More than a year after publication of the NECP in July 2008, just half of U.S. public-safety communications professionals are familiar with the plan. Yet despite low awareness, CDW-G found that once public-safety communicators were briefed on the NECP goals, an overwhelming majority – 93 percent – said the NECP has the potential to address their communications issues – and that a majority will meet or expect to meet the NECP’s goals on time.  

Please find the press release about CDW-G’s Emergency Communications Report below.  For a copy of the full report or to discuss the findings with a CDW-G public-safety communications expert, please do not hesitate to contact Katie at  kstefanich@okco.com . 

CDW-G Report:  Awareness of the DHS National Emergency Communications Plan (NECP) is Low,

but Its Promise is High 

“Just half of public-safety communications professionals were familiar with the NECP, yet when briefed, almost all believe it could address their communications challenges.”

Vernon Hills, ILL – CDW Government, Inc. (CDW-G), a leading source of Information Technology (IT) solutions to governments and educators, today released its 2009 Emergency Communications Report: Awareness and Progress Toward the National Communication Plan. 

The report benchmarks progress toward meeting the goals outlined in the Department of Homeland Security National Communications Plan (NECP) and identifies key challenges and highlights lessons learned.

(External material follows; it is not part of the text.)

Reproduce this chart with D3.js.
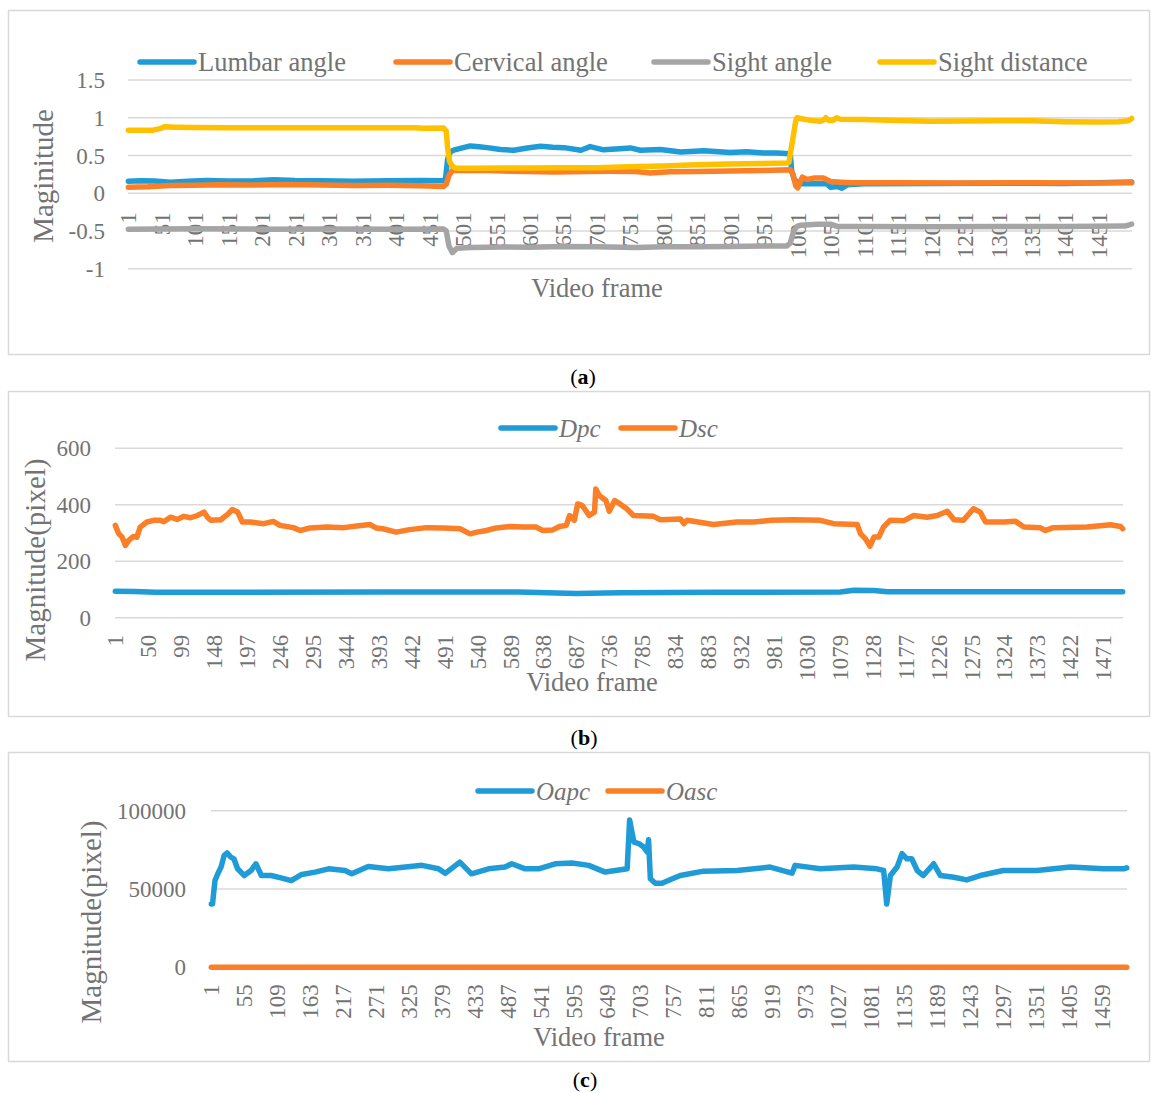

While only half of public-safety communications professionals were familiar with the NECP prior to CDW-G’s survey, once briefed on its goals, an overwhelming majority – 93 percent – said the NECP has the potential to address their communications issues.  Emergency communications improvement is imperative:  28 percent said they experienced a communications challenge in the last year that hampered a response effort, and 61 percent said the ability to achieve and sustain seamless communications across jurisdictions and agencies is their No. 1 challenge to providing timely and effective emergency services. 

The NECP, which was published in 2008, recommends a multi-faceted approach to strengthening emergency communications capabilities nationwide, focusing on technology, coordination, governance, planning and training at all levels of government.  It sets the following goals:  

  • By 2010, 90 percent of all high-risk urban areas designated within the Urban Areas Security Initiative (UASI) are able to demonstrate response-level emergency communications within one hour for routine events involving multiple jurisdictions and agencies
  • By 2011, 75 percent of non-UASI jurisdictions are able to demonstrate response-level emergency communications within one hour for routine events involving multiple jurisdictions and agencies
  • By 2013, 75 percent of all jurisdictions are able to demonstrate response-level emergency communications within three hours, in the event of a significant incident as outlined in national planning scenarios 

Despite low initial awareness of the NECP, public-safety communications professionals indicate the goals are achievable.  Seventy-four percent said they will meet the 2013 target timeline for demonstrating response level emergency communications for significant incidents.  Still, many agencies and jurisdictions do not have formal plans to meet the NECP goals.  Just 46 percent of respondents familiar with the NECP said they have a written plan in place to meet the NECP goals.  

“The NECP has the potential to address public-safety communications problems, but to be successful, all jurisdictions and agencies must embrace the NECP goals and work to achieve them,” said CDW-G Vice President Bob Kirby.  “Every day, communities across the United States are affected by communications challenges – inability to communicate across agencies, across jurisdictions, during routine events and during significant incidents.  Formal plans to meet the NECP goals, backed by training, cross-agency and cross-jurisdiction collaboration, and technology infrastructure, can speed emergency response and save lives.”  

CDW-G’s national online survey, conducted during August 2009, collected responses from 210 state and local emergency communications professionals in 41 states.  The margin of error for the total sample is ±6.76 percent at a 95 percent confidence level.